The open bids have revealed how much taxpayers could be saving.

In the first round of bidding, Amboy’s bids were on average about $1,000 per day per bus versus competing bids of about $400 to $800 per day per bus. The competing bids submitted to the Department of Education in the first round were 2 to 65 percent below Amboy’s, making it unlikely that the company will retain the bus contract.

During the strike, union leaders warned that inexperienced drivers and matrons posed unacceptable risks to school children. Their view runs counter to the accounts of employers under the city’s pre-K busing contracts, which were never subject to the provisions that protected the jobs off workers with seniority.

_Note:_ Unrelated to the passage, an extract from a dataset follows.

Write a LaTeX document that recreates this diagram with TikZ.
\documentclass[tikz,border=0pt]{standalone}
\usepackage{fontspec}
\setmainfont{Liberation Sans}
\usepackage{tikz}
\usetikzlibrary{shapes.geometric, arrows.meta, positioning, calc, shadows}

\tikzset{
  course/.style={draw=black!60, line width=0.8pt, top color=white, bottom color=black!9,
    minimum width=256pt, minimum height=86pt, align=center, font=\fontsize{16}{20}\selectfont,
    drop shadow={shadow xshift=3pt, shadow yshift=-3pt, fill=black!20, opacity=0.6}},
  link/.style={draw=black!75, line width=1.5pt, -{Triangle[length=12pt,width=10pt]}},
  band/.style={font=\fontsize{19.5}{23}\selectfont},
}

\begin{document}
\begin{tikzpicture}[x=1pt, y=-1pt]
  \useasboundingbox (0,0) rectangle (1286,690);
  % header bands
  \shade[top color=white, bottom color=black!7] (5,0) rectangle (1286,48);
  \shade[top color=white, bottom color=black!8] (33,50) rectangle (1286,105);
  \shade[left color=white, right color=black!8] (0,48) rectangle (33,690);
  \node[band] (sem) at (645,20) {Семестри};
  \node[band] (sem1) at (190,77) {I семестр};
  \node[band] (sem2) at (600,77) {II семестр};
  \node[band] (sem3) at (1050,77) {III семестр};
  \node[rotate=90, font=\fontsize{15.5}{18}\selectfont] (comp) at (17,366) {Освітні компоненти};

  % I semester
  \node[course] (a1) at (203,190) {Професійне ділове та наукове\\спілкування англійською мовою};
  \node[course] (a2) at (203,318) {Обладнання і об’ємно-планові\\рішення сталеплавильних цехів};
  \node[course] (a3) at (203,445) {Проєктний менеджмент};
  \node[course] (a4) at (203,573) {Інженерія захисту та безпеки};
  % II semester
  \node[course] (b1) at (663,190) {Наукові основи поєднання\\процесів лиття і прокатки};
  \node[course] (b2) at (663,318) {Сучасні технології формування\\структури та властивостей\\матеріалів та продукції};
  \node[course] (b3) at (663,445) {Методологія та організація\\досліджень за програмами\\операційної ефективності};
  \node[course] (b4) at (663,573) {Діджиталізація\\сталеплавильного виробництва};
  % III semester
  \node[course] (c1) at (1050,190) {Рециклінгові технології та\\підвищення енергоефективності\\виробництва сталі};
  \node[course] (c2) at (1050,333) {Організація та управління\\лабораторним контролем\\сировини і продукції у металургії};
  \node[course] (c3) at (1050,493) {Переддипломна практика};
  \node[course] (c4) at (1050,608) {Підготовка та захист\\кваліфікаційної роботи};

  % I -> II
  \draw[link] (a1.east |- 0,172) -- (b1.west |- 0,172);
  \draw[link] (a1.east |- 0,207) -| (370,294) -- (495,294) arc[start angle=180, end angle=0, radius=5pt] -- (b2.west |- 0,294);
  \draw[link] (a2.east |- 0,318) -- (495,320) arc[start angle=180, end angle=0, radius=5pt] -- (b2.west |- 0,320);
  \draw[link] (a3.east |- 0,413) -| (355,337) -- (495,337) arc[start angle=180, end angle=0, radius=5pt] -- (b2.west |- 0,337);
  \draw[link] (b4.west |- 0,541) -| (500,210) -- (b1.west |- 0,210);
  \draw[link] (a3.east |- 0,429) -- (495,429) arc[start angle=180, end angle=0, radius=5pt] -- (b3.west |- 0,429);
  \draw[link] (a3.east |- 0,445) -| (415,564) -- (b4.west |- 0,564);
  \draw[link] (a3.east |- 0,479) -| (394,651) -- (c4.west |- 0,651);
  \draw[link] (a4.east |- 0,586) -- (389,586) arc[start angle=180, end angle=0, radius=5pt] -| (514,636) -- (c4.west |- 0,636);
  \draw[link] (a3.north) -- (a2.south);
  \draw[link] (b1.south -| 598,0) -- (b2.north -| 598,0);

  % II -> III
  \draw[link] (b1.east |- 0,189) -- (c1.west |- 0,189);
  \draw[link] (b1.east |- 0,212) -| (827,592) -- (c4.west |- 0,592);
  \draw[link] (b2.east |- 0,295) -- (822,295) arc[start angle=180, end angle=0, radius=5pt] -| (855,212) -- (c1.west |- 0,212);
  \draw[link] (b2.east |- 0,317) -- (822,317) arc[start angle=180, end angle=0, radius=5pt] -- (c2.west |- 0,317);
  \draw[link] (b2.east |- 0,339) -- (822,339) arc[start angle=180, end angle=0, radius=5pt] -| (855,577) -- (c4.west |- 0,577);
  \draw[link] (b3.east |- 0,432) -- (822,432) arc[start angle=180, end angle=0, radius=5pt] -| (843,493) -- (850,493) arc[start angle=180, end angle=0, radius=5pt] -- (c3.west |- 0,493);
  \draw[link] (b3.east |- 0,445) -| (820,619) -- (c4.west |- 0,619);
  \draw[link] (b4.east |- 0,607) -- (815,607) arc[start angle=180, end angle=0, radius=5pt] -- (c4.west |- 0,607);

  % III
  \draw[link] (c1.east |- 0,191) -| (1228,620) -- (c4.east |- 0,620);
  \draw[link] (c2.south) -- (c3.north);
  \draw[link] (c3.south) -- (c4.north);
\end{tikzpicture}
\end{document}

Union contracts are not the only way to establish good service and working conditions, according to Andrew Imperato, owner of the Happy Day Bus company. Happy Day has a contract with the Department of Education to drive 550 pre-K students to and from school. It pays its employees for full eight-hour days, even though they are only driving for part of that time.

The company buys them uniforms and shoes and pays for licensing and safety classes. It also offers eight paid holiday and eight personal days, as well as extra vacation time based on seniority. Imperato says his labor costs, while higher than some, are still well below Atlantic Express’.

“Amboy will probably be out of business after the summer,” Imperato said, commenting on their probable contract losses.

Atlantic Express’s pay and vacation cuts are scheduled to go into effect April 15.

With Bloomberg’s elimination of drivers’ job protection, there is no guarantee that veteran drivers like Germain will be retained if their company does not win the bid.

“I haven’t been looking for other jobs,” Germain said. “But maybe I will.”

Meanwhile, in early October, company founder and CEO Domenic Gatto announced he plans to retire at the end of the year. The company is still searching for someone to fill his shoes.